Psychologie. - Die Meinungen, wie angestrengt das Gehirn arbeitet, wenn sein Besitzer ein Fahrzeug im Autoverkehr bewegt, gehen stark auseinander: Kaum, jedenfalls viel zu wenig angesichts rasender und drängelnder Zeitgenossen auf der Überholspur, meinen die einen. Im Gegensatz dazu schätzen andere die Gehirnaktivität als sehr hoch ein, müssen doch komplexe Situationen beobachtet und bewertet werden und gleich mehrere Glieder Hebel und Pedale koordinieren. Mit mehr Objektivität näherten sich jetzt Ulmer Forscher dem Thema und schauten den Chauffeuren mit Hightech ins Gehirn.

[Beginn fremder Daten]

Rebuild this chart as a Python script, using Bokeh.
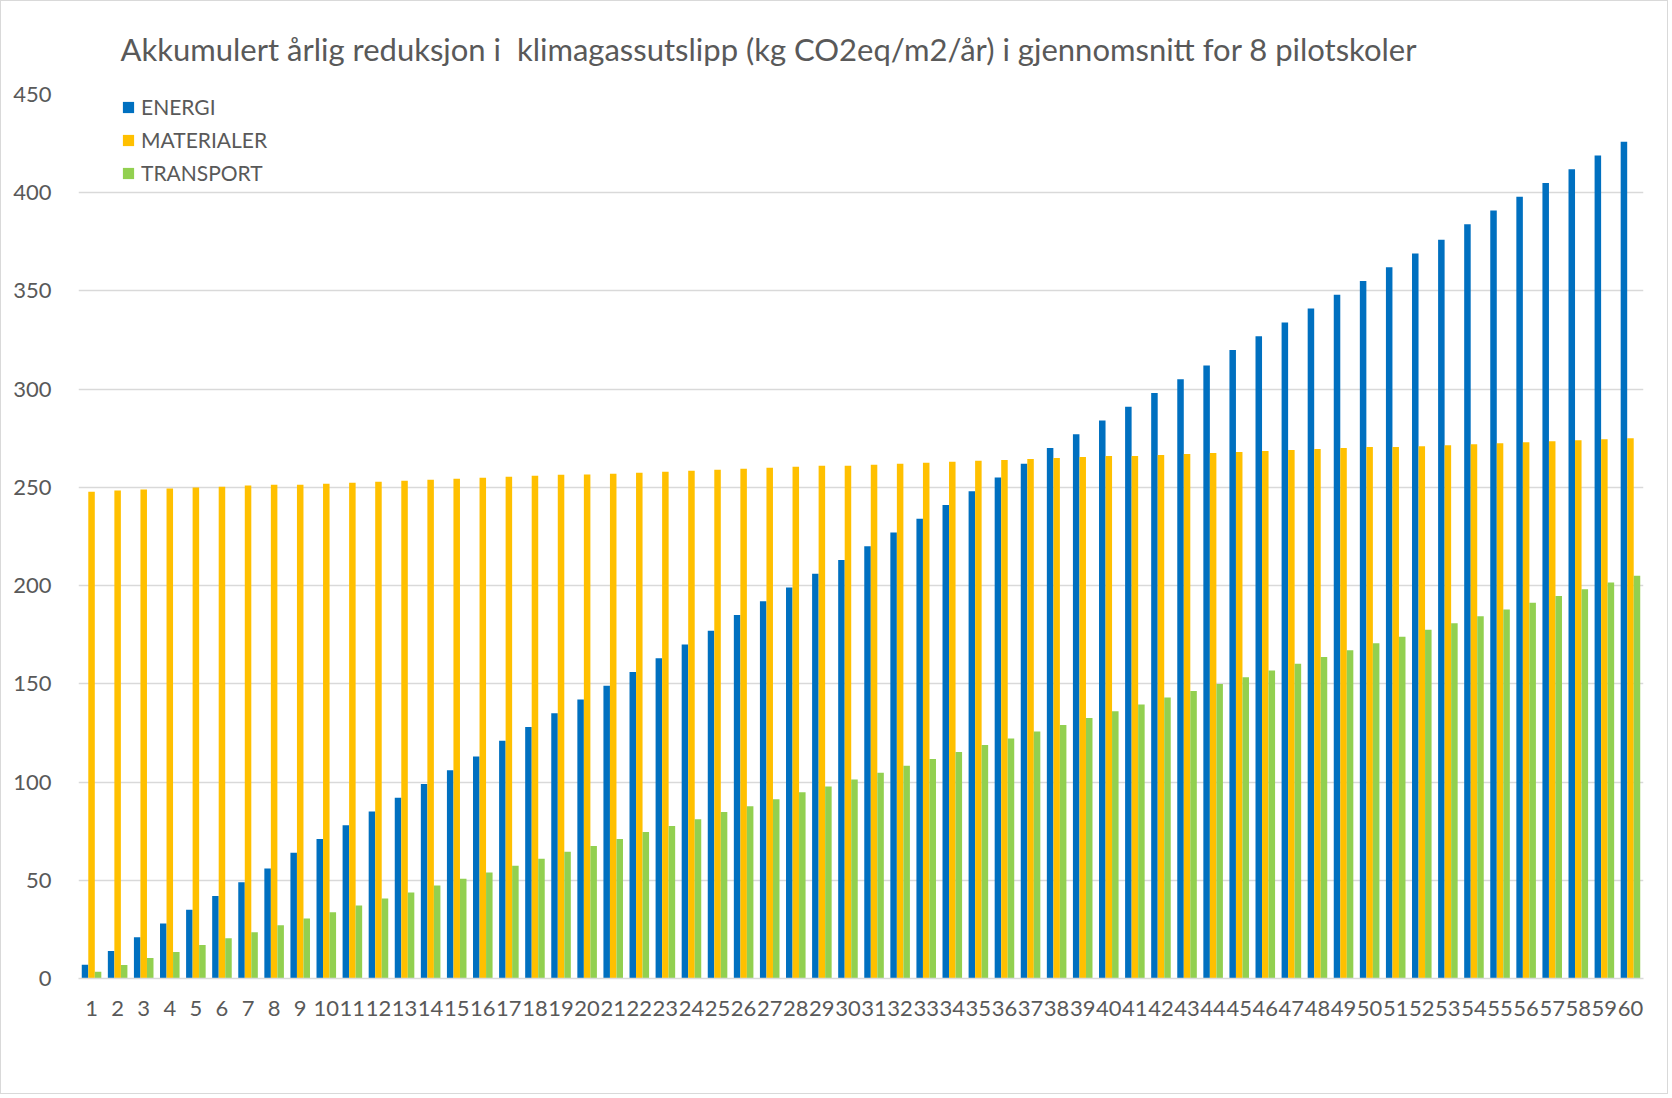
from bokeh.plotting import figure
from bokeh.models import FactorRange, Range1d, FixedTicker, Legend, LegendItem, ColumnDataSource
from bokeh.transform import dodge
from bokeh.embed import file_html
from bokeh.resources import INLINE

years = [str(i) for i in range(1, 61)]

energi = [7, 14, 21, 28, 35, 42, 49, 56, 64, 71,
          78, 85, 92, 99, 106, 113, 121, 128, 135, 142,
          149, 156, 163, 170, 177, 185, 192, 199, 206, 213,
          220, 227, 234, 241, 248, 255, 262, 270, 277, 284,
          291, 298, 305, 312, 320, 327, 334, 341, 348, 355,
          362, 369, 376, 384, 391, 398, 405, 412, 419, 426]

materialer = [247.8, 248.4, 248.9, 249.4, 249.9, 250.3, 250.9, 251.4, 251.4, 251.9,
              252.4, 252.9, 253.4, 253.9, 254.4, 254.9, 255.4, 255.9, 256.4, 256.5,
              257.0, 257.5, 258.0, 258.5, 259.0, 259.5, 260.0, 260.5, 261.0, 261.0,
              261.5, 262.0, 262.5, 263.0, 263.5, 264.0, 264.5, 265.0, 265.5, 266.0,
              266.0, 266.5, 267.0, 267.5, 268.0, 268.5, 269.0, 269.5, 270.0, 270.5,
              270.5, 271.0, 271.5, 272.0, 272.5, 273.0, 273.5, 274.0, 274.5, 275.0]

transport = [3.4, 6.9, 10.4, 13.5, 17.0, 20.5, 23.6, 27.1, 30.6, 33.7,
             37.2, 40.7, 43.8, 47.3, 50.8, 53.9, 57.4, 60.9, 64.5, 67.5,
             71.0, 74.6, 77.6, 81.1, 84.7, 87.7, 91.2, 94.8, 97.8, 101.3,
             104.8, 108.3, 111.8, 115.3, 118.8, 122.2, 125.7, 129.1, 132.6, 136.0,
             139.5, 143.0, 146.4, 149.9, 153.3, 156.8, 160.2, 163.7, 167.1, 170.6,
             174.0, 177.5, 180.9, 184.4, 187.8, 191.3, 194.7, 198.2, 201.6, 205.0]

series_names = ["ENERGI", "MATERIALER", "TRANSPORT"]
colors = ["#0070C0", "#FFC000", "#92D050"]
title_text = "Akkumulert årlig reduksjon i\u00a0 klimagassutslipp (kg CO2eq/m2/år) i gjennomsnitt for 8 pilotskoler"
y_ticks = [0, 50, 100, 150, 200, 250, 300, 350, 400, 450]

FONT = "Lato"
TXT = "#595959"

src = ColumnDataSource(dict(year=years, e=energi, m=materialer, t=transport))

p = figure(x_range=FactorRange(*years, range_padding=0), y_range=Range1d(0, 450),
           width=1668, height=1094, output_backend="svg", toolbar_location=None,
           min_border_left=77, min_border_right=26, min_border_top=93, min_border_bottom=117)

p.title.text = title_text
p.title.align = "left"
p.title.vertical_align = "middle"
p.title.offset = 42
p.title.text_font = FONT
p.title.text_font_size = "31px"
p.title.text_font_style = "normal"
p.title.text_color = TXT
p.title.standoff = 52

w = 0.25
r1 = p.vbar(x=dodge("year", -0.25, range=p.x_range), top="e", width=w, source=src, color=colors[0], line_width=0)
r2 = p.vbar(x=dodge("year", 0.0, range=p.x_range), top="m", width=w, source=src, color=colors[1], line_width=0)
r3 = p.vbar(x=dodge("year", 0.25, range=p.x_range), top="t", width=w, source=src, color=colors[2], line_width=0)

p.yaxis.ticker = FixedTicker(ticks=y_ticks)
p.ygrid.ticker = FixedTicker(ticks=y_ticks)
p.ygrid.grid_line_color = "#D9D9D9"
p.ygrid.grid_line_width = 1.5
p.xgrid.grid_line_color = None
p.outline_line_color = None

p.yaxis.axis_line_color = None
p.yaxis.major_tick_line_color = None
p.yaxis.minor_tick_line_color = None
p.yaxis.major_label_text_font = FONT
p.yaxis.major_label_text_font_size = "22px"
p.yaxis.major_label_text_color = TXT
p.yaxis.major_label_standoff = 21

p.xaxis.axis_line_color = "#D9D9D9"
p.xaxis.axis_line_width = 1.5
p.xaxis.major_tick_line_color = None
p.xaxis.minor_tick_line_color = None
p.xaxis.major_label_text_font = FONT
p.xaxis.major_label_text_font_size = "22px"
p.xaxis.major_label_text_color = TXT
p.xaxis.major_label_standoff = 16
p.xaxis.group_text_font_size = "0px"

legend = Legend(items=[LegendItem(label=series_names[0], renderers=[r1]),
                       LegendItem(label=series_names[1], renderers=[r2]),
                       LegendItem(label=series_names[2], renderers=[r3])],
                location=(43, 793), orientation="vertical",
                glyph_width=14, glyph_height=14, label_height=24, spacing=8,
                padding=0, margin=0, label_standoff=6,
                label_text_font=FONT, label_text_font_size="21px", label_text_color=TXT,
                border_line_color=None, background_fill_alpha=0)
p.add_layout(legend, "center")

p.styles = {"border": "1px solid #D9D9D9"}

open("out.html", "w").write(file_html(p, INLINE))
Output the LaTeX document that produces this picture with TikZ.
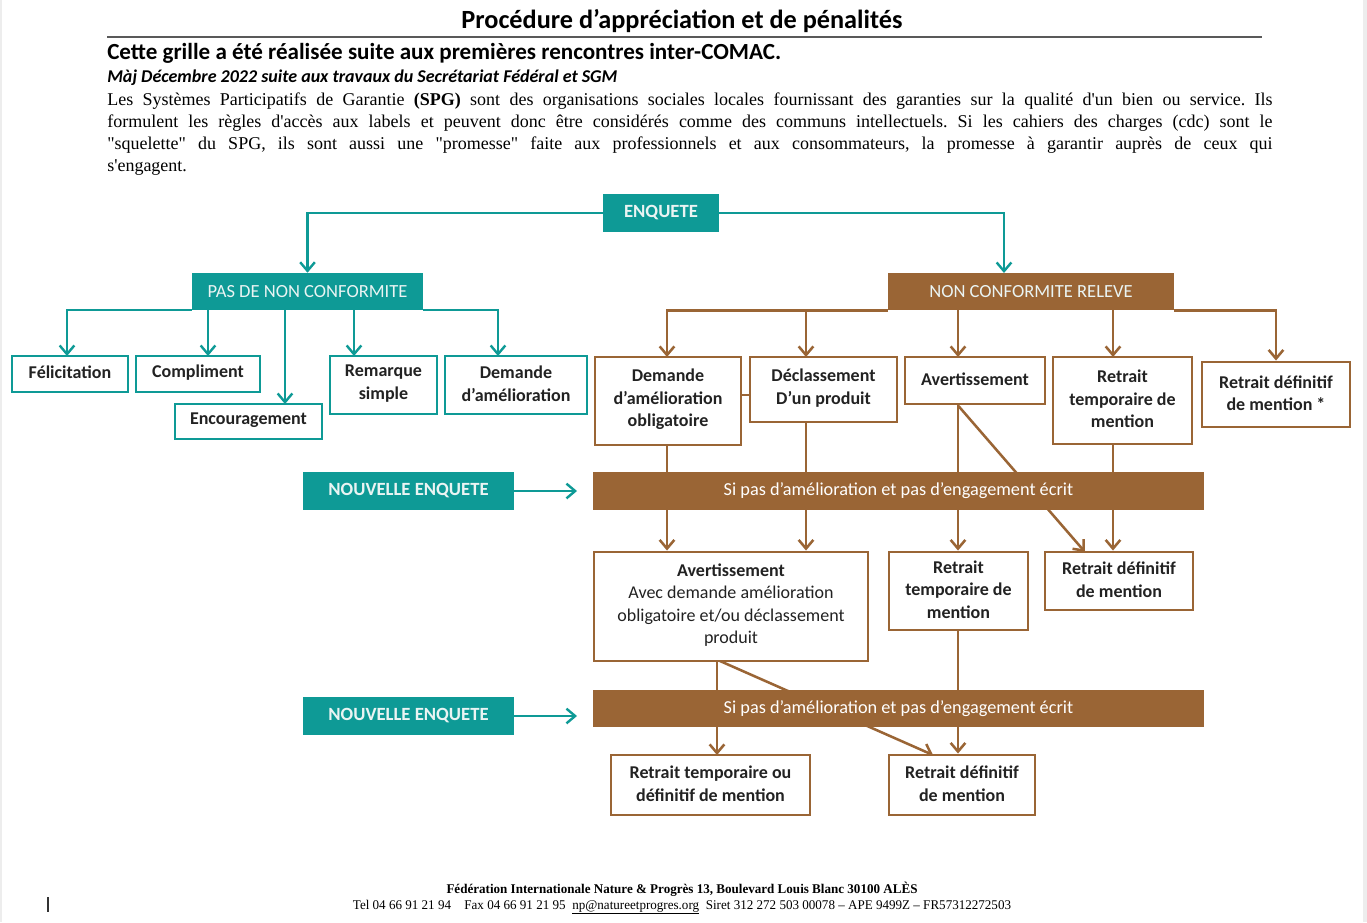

    Rasant geht's durch die Straßen von Hamburg - allerdings wirken die Häuser blasser als gewöhnlich und der Gegenverkehr fehlt sogar ganz. Der Grund: Fahrer und Beifahrer blicken nicht durch die Windschutzscheibe, sondern viel mehr durch eine eigenartige, große Brille, die eine dreidimensionale Simulation der Reise wiedergibt. Zwölf Probanden fuhren für die Forschung durch die virtuelle Großstadt und ließen sich dabei mit einem funktionellen Magnetresonanztomographen, der Auskunft über die gerade besonders aktiven Hirnwindungen liefert, beobachten. "Wir verglichen dabei immer einen Teilnehmer, der das virtuelle Fahrzeug steuerte, mit einem passiven Beifahrer, um herauszufinden, welche Gehirnzentren Aufgaben beim Autofahren übernehmen", berichtet Henrik Walter, Leiter des Ulmer Projekts.

    Eigentlich, so erwarteten die Psychologen, müsste der Fahrer seinen Gehirnschmalz mehr anstrengen als sein Kopilot - schließlich muss er wahrnehmen und reagieren, Geschwindigkeiten messen und Steuerbewegungen vollführen und auch zukünftige Situationen vorwegnehmen. Um so überraschter waren Walter und seine Kollegen, als die MRT-Aufnahmen ein ganz anderes Bild zeichneten. Zwar waren wie erwartet bei beiden Probanden die für die räumliche Wahrnehmung zuständigen Hirnareale etwa gleich aktiv. Aber: "Die erste Auswertungsreihe, die sich auf eine höhere Gehirnaktivität des Fahrers als beim Beifahrer bezog, zeigte letztlich vor allem aktivierte motorische Regionen für die Steuerung von Muskeln. Im Gegenvergleich, bei dem der Beifahrer eine höhere Gehirnaktivität aufwies, sahen wir jedoch eine sehr hohe Aktivierung weiter Gehirnregionen mit einer Betonung frontaler Gehirnabschnitte." Daraus folgert Henrik Walter, dass beim Fahren jene vorderen Hirnregionen, denen Handlungskontrolle und Kontrollinstanzen zugeschrieben werden, eher abgeschaltet werden und dafür das Organ seine ganze Kraft auf die für Handlungen zuständigen motorischen Regionen lenkt.

    Die Ergebnisse legen also nahe, dass das Gehirn beim Autofahren weitgehend abschaltet. Stattdessen konzentriert sich der Denkapparat auf die Integration von Raumwahrnehmung und Steuerbewegungen. Viele höhere Hirnleistungen, wie etwa das Überdenken der Folgen von Handlungen, scheinen dagegen wenig ausgeprägt abzulaufen. Überdies konnten Walter und sein Team in weiteren Versuchen zeigen, dass das Gehirn um so mehr abschaltet, je schneller ein Fahrzeug bewegt wird. Inwiefern jedoch die Simulatorbedingungen mit der Realität wirklich vergleichbar sind, bleibt offen.